▶ _Set task_:
Look through the data and write out every line with the word "code" in it.
* start Data section *
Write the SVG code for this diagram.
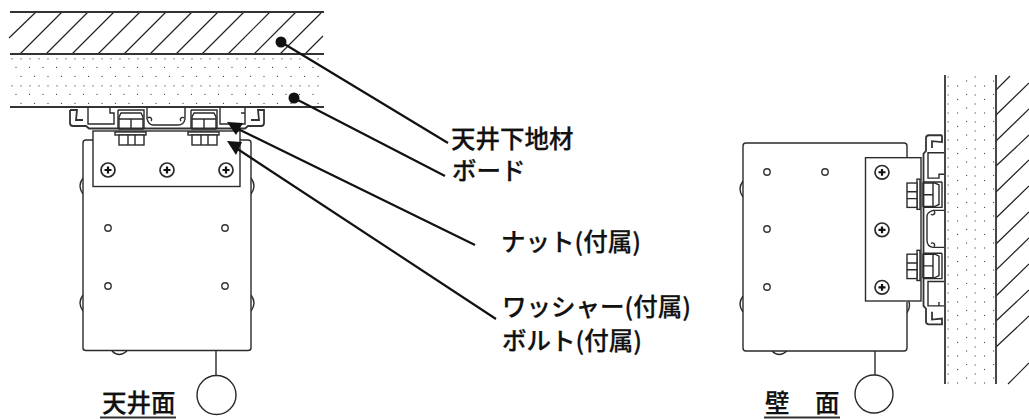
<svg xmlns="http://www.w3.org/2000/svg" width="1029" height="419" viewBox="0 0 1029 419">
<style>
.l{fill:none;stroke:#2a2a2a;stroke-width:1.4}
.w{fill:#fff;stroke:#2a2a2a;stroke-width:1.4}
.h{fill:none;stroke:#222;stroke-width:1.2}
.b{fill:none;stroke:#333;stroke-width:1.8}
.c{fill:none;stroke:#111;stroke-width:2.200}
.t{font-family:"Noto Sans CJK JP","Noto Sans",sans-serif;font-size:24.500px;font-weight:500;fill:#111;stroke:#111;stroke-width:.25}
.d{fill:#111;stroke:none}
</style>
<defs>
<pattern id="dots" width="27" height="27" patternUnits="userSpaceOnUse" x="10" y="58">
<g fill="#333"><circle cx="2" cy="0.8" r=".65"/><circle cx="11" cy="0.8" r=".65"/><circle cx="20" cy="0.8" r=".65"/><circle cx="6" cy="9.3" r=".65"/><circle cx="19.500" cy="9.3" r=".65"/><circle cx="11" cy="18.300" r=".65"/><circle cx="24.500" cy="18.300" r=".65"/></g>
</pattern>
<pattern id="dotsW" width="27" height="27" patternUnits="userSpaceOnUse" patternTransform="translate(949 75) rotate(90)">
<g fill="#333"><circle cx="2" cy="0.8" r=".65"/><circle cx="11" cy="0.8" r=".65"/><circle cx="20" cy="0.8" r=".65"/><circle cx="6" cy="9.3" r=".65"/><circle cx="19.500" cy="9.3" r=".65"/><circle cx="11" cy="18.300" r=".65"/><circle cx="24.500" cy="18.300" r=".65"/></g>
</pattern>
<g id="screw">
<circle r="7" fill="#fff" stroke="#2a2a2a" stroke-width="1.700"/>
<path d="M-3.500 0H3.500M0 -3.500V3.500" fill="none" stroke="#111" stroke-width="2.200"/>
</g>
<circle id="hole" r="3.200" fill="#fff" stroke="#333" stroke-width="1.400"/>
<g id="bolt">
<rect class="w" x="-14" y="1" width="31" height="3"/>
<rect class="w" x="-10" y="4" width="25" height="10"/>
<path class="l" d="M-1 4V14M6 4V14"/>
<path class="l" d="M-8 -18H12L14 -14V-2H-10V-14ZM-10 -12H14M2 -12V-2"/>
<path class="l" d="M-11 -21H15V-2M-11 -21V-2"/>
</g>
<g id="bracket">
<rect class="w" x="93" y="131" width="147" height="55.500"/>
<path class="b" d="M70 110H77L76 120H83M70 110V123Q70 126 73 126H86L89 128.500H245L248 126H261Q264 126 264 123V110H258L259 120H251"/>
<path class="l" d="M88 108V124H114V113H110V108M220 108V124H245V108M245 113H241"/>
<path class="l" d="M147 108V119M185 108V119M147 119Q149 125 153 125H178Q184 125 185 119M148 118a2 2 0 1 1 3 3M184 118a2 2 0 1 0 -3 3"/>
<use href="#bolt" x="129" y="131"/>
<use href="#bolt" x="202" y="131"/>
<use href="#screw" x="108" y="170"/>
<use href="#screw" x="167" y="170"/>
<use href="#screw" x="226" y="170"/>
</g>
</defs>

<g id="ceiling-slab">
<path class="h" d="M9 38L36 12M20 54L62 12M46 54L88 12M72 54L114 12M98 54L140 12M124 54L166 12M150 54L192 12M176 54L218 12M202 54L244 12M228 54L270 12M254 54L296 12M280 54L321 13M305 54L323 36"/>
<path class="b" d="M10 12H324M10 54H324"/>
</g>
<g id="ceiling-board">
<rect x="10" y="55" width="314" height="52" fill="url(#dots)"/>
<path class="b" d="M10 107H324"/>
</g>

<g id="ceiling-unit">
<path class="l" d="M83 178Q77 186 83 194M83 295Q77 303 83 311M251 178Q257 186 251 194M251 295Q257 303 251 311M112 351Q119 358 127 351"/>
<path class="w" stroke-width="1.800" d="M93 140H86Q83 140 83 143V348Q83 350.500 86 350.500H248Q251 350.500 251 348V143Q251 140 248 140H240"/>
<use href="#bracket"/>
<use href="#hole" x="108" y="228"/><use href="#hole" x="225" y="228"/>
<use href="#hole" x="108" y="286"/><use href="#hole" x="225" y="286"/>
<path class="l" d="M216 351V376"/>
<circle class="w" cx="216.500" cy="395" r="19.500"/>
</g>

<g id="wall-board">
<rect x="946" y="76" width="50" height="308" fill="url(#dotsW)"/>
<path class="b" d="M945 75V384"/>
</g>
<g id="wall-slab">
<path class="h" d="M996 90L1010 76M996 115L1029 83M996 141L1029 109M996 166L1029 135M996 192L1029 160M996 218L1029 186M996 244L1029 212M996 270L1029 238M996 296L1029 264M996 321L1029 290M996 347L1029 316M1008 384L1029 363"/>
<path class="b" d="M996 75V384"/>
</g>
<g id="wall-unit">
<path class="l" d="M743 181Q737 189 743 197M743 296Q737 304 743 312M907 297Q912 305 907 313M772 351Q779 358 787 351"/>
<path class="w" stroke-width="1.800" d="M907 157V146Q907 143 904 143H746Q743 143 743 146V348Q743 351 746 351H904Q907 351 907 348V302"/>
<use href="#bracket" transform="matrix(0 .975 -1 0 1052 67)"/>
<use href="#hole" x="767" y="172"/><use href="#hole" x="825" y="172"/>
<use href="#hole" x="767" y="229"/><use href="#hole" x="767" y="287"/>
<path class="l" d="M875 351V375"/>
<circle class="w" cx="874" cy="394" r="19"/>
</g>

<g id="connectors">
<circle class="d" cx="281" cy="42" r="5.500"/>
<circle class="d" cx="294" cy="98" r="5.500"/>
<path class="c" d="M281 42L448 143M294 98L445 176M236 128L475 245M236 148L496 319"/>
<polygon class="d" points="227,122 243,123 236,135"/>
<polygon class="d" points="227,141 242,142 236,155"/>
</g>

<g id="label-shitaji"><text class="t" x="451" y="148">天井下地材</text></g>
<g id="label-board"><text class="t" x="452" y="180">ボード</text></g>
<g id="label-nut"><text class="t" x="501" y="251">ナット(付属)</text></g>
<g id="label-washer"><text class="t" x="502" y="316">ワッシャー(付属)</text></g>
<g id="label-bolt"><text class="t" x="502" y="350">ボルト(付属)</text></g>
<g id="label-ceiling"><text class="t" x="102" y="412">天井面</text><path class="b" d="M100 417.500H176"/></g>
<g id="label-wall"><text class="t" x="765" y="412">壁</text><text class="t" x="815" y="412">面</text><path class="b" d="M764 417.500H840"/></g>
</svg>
* end Data section *
* start Data section *
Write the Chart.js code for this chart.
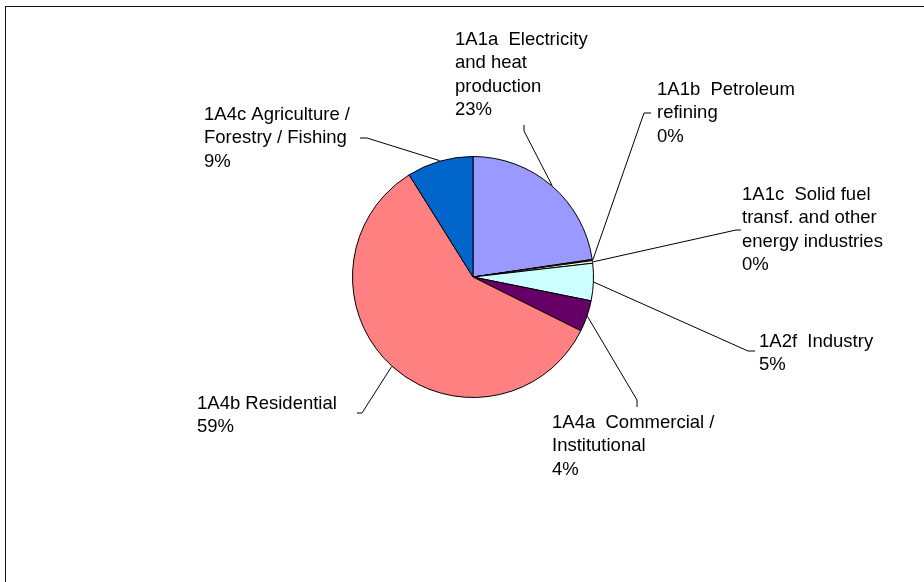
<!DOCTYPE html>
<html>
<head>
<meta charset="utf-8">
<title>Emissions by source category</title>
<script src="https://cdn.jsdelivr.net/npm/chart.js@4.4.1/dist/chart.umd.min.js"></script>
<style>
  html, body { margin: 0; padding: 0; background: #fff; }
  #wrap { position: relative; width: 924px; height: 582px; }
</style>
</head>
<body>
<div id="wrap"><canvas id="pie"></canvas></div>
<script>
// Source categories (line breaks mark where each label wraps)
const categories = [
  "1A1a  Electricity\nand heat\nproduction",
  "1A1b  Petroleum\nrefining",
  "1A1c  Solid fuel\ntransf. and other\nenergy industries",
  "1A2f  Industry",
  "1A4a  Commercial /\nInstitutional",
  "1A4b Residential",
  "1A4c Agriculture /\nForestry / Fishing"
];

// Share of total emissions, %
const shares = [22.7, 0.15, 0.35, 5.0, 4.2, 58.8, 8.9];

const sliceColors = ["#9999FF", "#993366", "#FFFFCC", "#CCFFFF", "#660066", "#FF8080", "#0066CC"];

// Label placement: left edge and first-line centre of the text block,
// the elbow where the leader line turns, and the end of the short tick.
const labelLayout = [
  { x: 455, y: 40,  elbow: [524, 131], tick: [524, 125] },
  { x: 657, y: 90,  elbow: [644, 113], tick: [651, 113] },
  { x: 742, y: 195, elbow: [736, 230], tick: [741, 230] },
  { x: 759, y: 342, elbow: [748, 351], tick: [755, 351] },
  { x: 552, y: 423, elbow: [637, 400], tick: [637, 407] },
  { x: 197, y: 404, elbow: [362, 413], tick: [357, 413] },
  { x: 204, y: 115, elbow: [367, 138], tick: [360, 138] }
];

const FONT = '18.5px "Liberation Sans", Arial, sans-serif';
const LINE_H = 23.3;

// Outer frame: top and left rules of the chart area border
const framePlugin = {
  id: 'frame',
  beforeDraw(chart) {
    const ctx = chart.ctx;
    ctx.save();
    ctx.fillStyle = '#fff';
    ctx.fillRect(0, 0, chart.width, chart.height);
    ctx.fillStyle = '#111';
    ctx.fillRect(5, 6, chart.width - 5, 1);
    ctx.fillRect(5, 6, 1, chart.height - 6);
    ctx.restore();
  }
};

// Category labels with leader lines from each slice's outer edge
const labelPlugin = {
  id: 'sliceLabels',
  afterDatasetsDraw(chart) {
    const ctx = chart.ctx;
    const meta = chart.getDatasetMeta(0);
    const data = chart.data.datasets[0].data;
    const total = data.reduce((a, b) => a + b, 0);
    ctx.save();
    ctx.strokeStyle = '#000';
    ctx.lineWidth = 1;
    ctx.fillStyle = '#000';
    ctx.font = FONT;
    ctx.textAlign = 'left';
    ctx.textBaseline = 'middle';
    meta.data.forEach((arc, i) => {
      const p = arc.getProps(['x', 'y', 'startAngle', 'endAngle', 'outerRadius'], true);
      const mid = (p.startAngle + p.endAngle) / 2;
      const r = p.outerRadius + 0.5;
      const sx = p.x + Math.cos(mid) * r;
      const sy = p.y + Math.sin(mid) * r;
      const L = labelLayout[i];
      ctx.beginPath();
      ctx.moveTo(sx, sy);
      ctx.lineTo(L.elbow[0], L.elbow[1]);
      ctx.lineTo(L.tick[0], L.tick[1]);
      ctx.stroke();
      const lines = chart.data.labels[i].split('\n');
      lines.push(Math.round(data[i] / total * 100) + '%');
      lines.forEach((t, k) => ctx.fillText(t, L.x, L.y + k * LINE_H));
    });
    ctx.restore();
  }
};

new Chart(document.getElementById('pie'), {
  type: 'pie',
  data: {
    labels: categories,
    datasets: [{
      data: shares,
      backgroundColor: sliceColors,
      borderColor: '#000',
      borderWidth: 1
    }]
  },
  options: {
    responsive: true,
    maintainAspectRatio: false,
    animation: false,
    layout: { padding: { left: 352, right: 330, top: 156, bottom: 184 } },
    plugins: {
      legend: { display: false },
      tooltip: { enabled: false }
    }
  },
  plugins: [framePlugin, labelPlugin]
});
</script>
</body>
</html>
* end Data section *
▶ _Result_:
Write the SVG code for this diagram.
Write the Chart.js code for this chart.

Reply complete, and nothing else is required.